Lubbock spends Chapter II looking at a series of Giotto’s frescoes in the Cathedral in Scrivegni, Italy which tell the story of Jesus life, death and resurrection. He writes about the fresco above where Giotto is picturing the story of the Massacre of the Innocents, the slaughter of infant boys under two years old in Israel. Herod was told by the Three Wise Men that the Messiah had been born in Bethlehem without revealing exactly when it happened.  Herod then ordered the slaughter of infants born there within the past two years, estimating the time window when the birth must have occurred, in an attempt to murder the Messiah Jesus as set forth in Scripture in Matthew 2:16-18 (ESV):

Then Herod, when he saw that he had been tricked by the wise men, became furious, and he sent and killed all the male children in Bethlehem and in all that region who were two years old or under, according to the time that he had ascertained from the wise men. Then was fulfilled what was spoken by the prophet Jeremiah:

“A voice was heard in Ramah,
weeping and loud lamentation,
Rachel weeping for her children;
she refused to be comforted, because they are no more.”
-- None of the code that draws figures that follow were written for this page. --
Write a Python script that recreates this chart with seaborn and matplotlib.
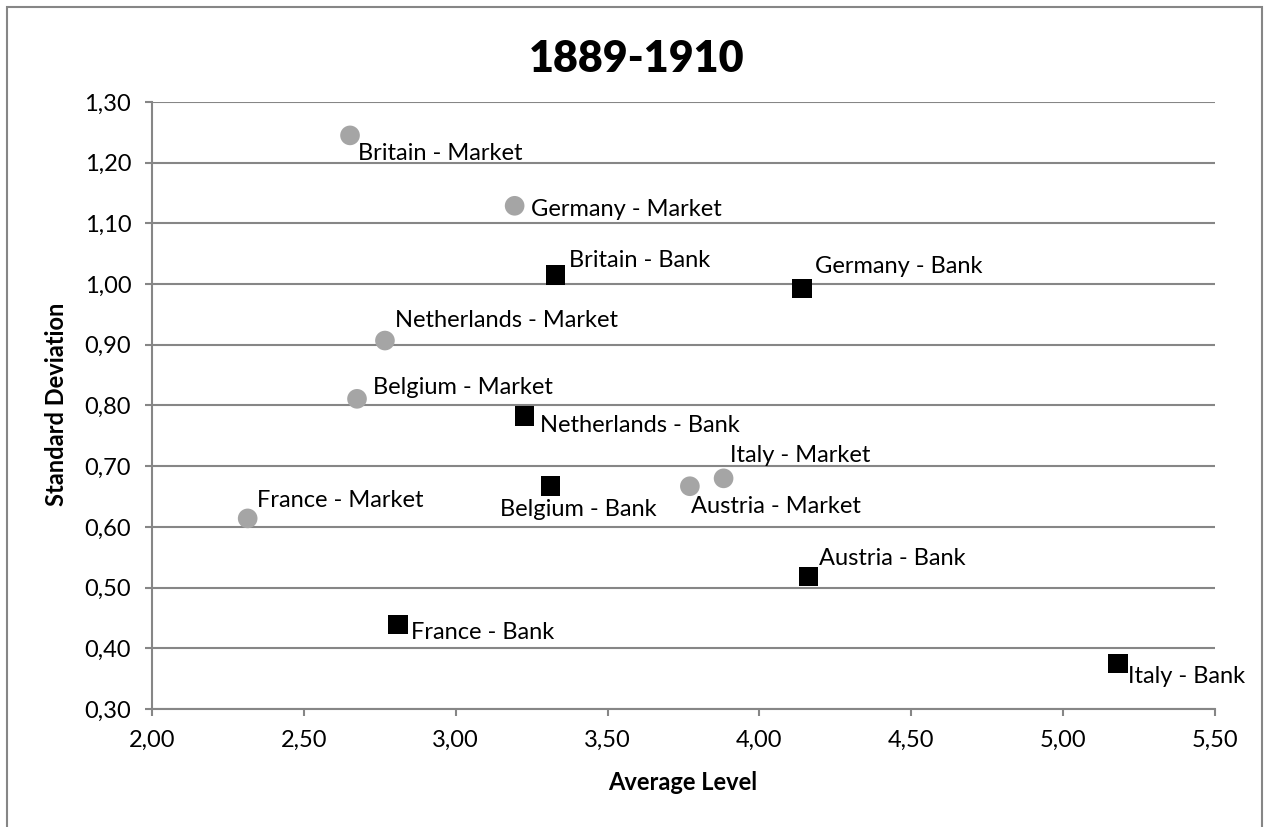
import matplotlib
matplotlib.use("Agg")
import matplotlib.pyplot as plt
from matplotlib.patches import Rectangle
from matplotlib.ticker import FuncFormatter, MultipleLocator
import pandas as pd
import seaborn as sns

# values
countries = ["Britain", "Germany", "Netherlands", "Belgium", "France", "Austria", "Italy",
             "Britain", "Germany", "Netherlands", "Belgium", "France", "Austria", "Italy"]
system = ["Market"] * 7 + ["Bank"] * 7
avg_level = [2.652, 3.194, 2.767, 2.675, 2.315, 3.771, 3.882,
             3.328, 4.140, 3.227, 3.312, 2.809, 4.161, 5.181]
std_dev = [1.245, 1.129, 0.907, 0.811, 0.614, 0.667, 0.680,
           1.015, 0.993, 0.783, 0.667, 0.439, 0.518, 0.375]

df = pd.DataFrame({"country": countries, "system": system,
                   "avg": avg_level, "sd": std_dev})
df["label"] = df["country"] + " - " + df["system"]

# label placement, pixels right / down from the marker
label_offset = {
    "Britain - Market": (8, 18), "Germany - Market": (16, 4),
    "Netherlands - Market": (10, -20), "Belgium - Market": (16, -11),
    "France - Market": (9, -18), "Austria - Market": (1, 20),
    "Italy - Market": (6, -23), "Britain - Bank": (14, -14),
    "Germany - Bank": (13, -22), "Netherlands - Bank": (15, 10),
    "Belgium - Bank": (-50, 23), "France - Bank": (13, 8),
    "Austria - Bank": (11, -18), "Italy - Bank": (10, 13),
}

sns.set_style("white")
plt.rcParams["font.family"] = ["Lato", "DejaVu Sans"]
plt.rcParams["text.color"] = "black"
plt.rcParams["xtick.labelcolor"] = "black"
plt.rcParams["ytick.labelcolor"] = "black"
grey = "#868686"

fig = plt.figure(figsize=(12.68, 8.27), dpi=100)
ax = fig.add_axes([152 / 1268, 1 - 709 / 827, (1215 - 152) / 1268, (709 - 102) / 827])

sns.scatterplot(data=df, x="avg", y="sd", hue="system", style="system",
                palette={"Market": "#a5a5a5", "Bank": "#000000"},
                markers={"Market": "o", "Bank": "s"}, s=200, linewidth=0,
                legend=False, ax=ax, zorder=3)

for _, r in df.iterrows():
    dx, dy = label_offset[r["label"]]
    ax.annotate(r["label"], (r["avg"], r["sd"]), xytext=(dx, -dy),
                textcoords="offset pixels", ha="left", va="center",
                fontsize=17, color="black")

ax.set_xlim(2.0, 5.5)
ax.set_ylim(0.3, 1.3)
ax.xaxis.set_major_locator(MultipleLocator(0.5))
ax.yaxis.set_major_locator(MultipleLocator(0.1))
fmt = FuncFormatter(lambda v, p: f"{v:.2f}".replace(".", ","))
ax.xaxis.set_major_formatter(fmt)
ax.yaxis.set_major_formatter(fmt)
ax.tick_params(axis="both", labelsize=17, length=5, width=1.5, color=grey,
               direction="out", left=True, bottom=True, pad=10)
ax.grid(axis="y", color=grey, linewidth=1.5)
ax.set_axisbelow(True)
for side in ["top", "right"]:
    ax.spines[side].set_visible(False)
for side in ["left", "bottom"]:
    ax.spines[side].set_color(grey)
    ax.spines[side].set_linewidth(1.5)
ax.set_xlabel("")
ax.set_ylabel("")

fig.text(0.502, 1 - 59 / 827, "1889-1910", ha="center", va="center",
         fontsize=31, fontweight="heavy")
fig.text(683 / 1268, 1 - 783 / 827, "Average Level", ha="center", va="center",
         fontsize=17, fontweight="bold")
fig.text(57 / 1268, 1 - 404 / 827, "Standard Deviation", ha="center", va="center",
         rotation=90, fontsize=17, fontweight="bold")

fig.patches.append(Rectangle((7 / 1268, -0.02), (1262 - 7) / 1268, 1.02 - 7 / 827,
                             transform=fig.transFigure, fill=False,
                             edgecolor=grey, linewidth=1.5))

fig.savefig("out.png", dpi=100)
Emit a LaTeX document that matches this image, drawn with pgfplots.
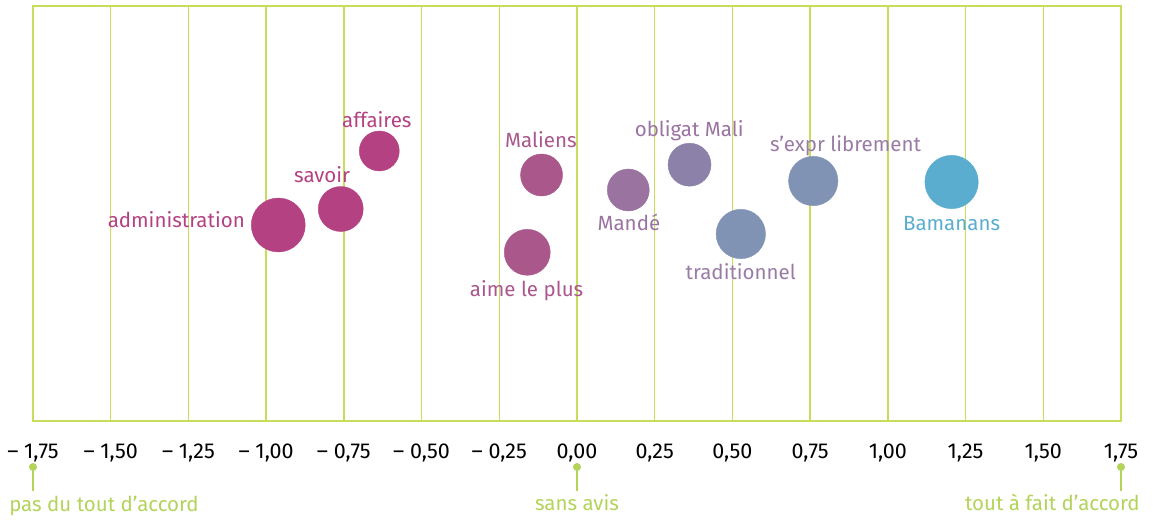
\documentclass[border=0pt]{standalone}
\usepackage{pgfplots}
\pgfplotsset{compat=1.18}
\usepackage{fontspec}
\setmainfont{Fira Sans}
\definecolor{gridc}{HTML}{C8DD5A}
\definecolor{lblc}{HTML}{B3D35A}
\definecolor{cA}{HTML}{B44282}
\definecolor{cB}{HTML}{AA578C}
\definecolor{cC}{HTML}{9A73A0}
\definecolor{cD}{HTML}{8C82A9}
\definecolor{cE}{HTML}{8093B5}
\definecolor{cF}{HTML}{5BADCF}
\definecolor{tE}{HTML}{9A7BA5}
\begin{document}
\begin{tikzpicture}
\path[use as bounding box] (0,0) rectangle (1153pt,520pt);
\begin{axis}[
  at={(33pt,99pt)}, anchor=south west,
  scale only axis, width=1088pt, height=415pt,
  xmin=-1.75, xmax=1.75, ymin=0, ymax=415,
  axis line style={gridc, line width=1.4pt},
  xmajorgrids, grid style={gridc, line width=1.4pt},
  major tick length=0pt,
  ytick=\empty,
  xtick={-1.75,-1.5,-1.25,-1,-0.75,-0.5,-0.25,0,0.25,0.5,0.75,1,1.25,1.5,1.75},
  xticklabels={{– 1,75},{– 1,50},{– 1,25},{– 1,00},{– 0,75},{– 0,50},{– 0,25},{0,00},{0,25},{0,50},{0,75},{1,00},{1,25},{1,50},{1,75}},
  xticklabel style={anchor=base, yshift=-37pt, font=\fontsize{21.5}{25}\selectfont, text=black},
  clip=false,
]
% bubbles
\addplot[draw=none, only marks, mark=*, mark size=27, mark options={draw=cA, fill=cA}] coordinates {(-0.961,196)};
\addplot[draw=none, only marks, mark=*, mark size=22.5, mark options={draw=cA, fill=cA}] coordinates {(-0.760,212)};
\addplot[draw=none, only marks, mark=*, mark size=20, mark options={draw=cA, fill=cA}] coordinates {(-0.636,270)};
\addplot[draw=none, only marks, mark=*, mark size=21, mark options={draw=cB, fill=cB}] coordinates {(-0.114,246)};
\addplot[draw=none, only marks, mark=*, mark size=23, mark options={draw=cB, fill=cB}] coordinates {(-0.160,168.7)};
\addplot[draw=none, only marks, mark=*, mark size=21, mark options={draw=cC, fill=cC}] coordinates {(0.165,231)};
\addplot[draw=none, only marks, mark=*, mark size=21.5, mark options={draw=cD, fill=cD}] coordinates {(0.362,256.3)};
\addplot[draw=none, only marks, mark=*, mark size=24.7, mark options={draw=cE, fill=cE}] coordinates {(0.527,187)};
\addplot[draw=none, only marks, mark=*, mark size=24.7, mark options={draw=cE, fill=cE}] coordinates {(0.760,240)};
\addplot[draw=none, only marks, mark=*, mark size=26.7, mark options={draw=cF, fill=cF}] coordinates {(1.205,239)};
% bubble labels
\begin{scope}[every node/.style={font=\fontsize{20.5}{24}\selectfont, inner sep=0pt}]
\node[anchor=base east, text=cA] at (axis cs:-1.068,194) {administration};
\node[anchor=base, text=cA] at (axis cs:-0.820,238.3) {savoir};
\node[anchor=base, text=cA] at (axis cs:-0.644,293.7) {affaires};
\node[anchor=base, text=cB] at (axis cs:-0.116,273.7) {Maliens};
\node[anchor=base, text=cB] at (axis cs:-0.162,125) {aime le plus};
\node[anchor=base, text=cC] at (axis cs:0.167,191) {Mandé};
\node[anchor=base, text=cC] at (axis cs:0.361,284.3) {obligat Mali};
\node[anchor=base, text=tE] at (axis cs:0.527,141.7) {traditionnel};
\node[anchor=base, text=tE] at (axis cs:0.864,269.3) {s’expr librement};
\node[anchor=base, text=cF] at (axis cs:1.205,191) {Bamanans};
\end{scope}
% scale annotations
\pgfplotsinvokeforeach{-1.75,0,1.75}{
  \draw[lblc, line width=1.3pt] (axis cs:#1,-46) -- (axis cs:#1,-70);
  \fill[lblc] (axis cs:#1,-46) circle (4pt);
}
\begin{scope}[every node/.style={font=\fontsize{20.5}{24}\selectfont, inner sep=0pt, text=lblc}]
\node[anchor=base west] at (axis cs:-1.827,-90.7) {pas du tout d’accord};
\node[anchor=base] at (axis cs:0,-89.7) {sans avis};
\node[anchor=base east] at (axis cs:1.811,-89.7) {tout à fait d’accord};
\end{scope}
\end{axis}
\end{tikzpicture}
\end{document}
In the Scrivegni fresco, the faces of the mothers are somewhat impassive and subdued, as if they were numbed by the earlier loss of their children, lying in a lifeless pile below them, “resembles the dead on a battlefield. A soldier engages in a tug of war with a mother to take another child to add to the pile, while a second soldier to the right of that mother is taking another child, whose head is half hidden behind his body. Even with the massacre still in process, the other mothers are apparently defeated with numb expressionless faces.

Several years later, around 1311, Giotto painted a second fresco in the Lower Church in Assisi, Italy depicting the same scene of the slaughter nearly identical in organization. Here, though, the mothers who have lost their children are portrayed differently, clearly expressing their emotions in their anguished faces.

Massacre of the Innocents, Lower Church, Assisi, Italy, Giotto 1311

We can only speculate why Giotto chose to express the anguish in the mothers whose babies were massacred. He may have been criticized by priests or patrons of the Church, or by his assistants or other artists that the first portrayal was unrealistic or false.  Or he simply wanted to paint the scene differently, having chosen purposely to paint the scene the first time with impassive numbed suffering mothers, and the second time with the mothers still in anguish, clearly distraught. Unfortunately, there are no records from the 14th Century which explain why Giotto did this.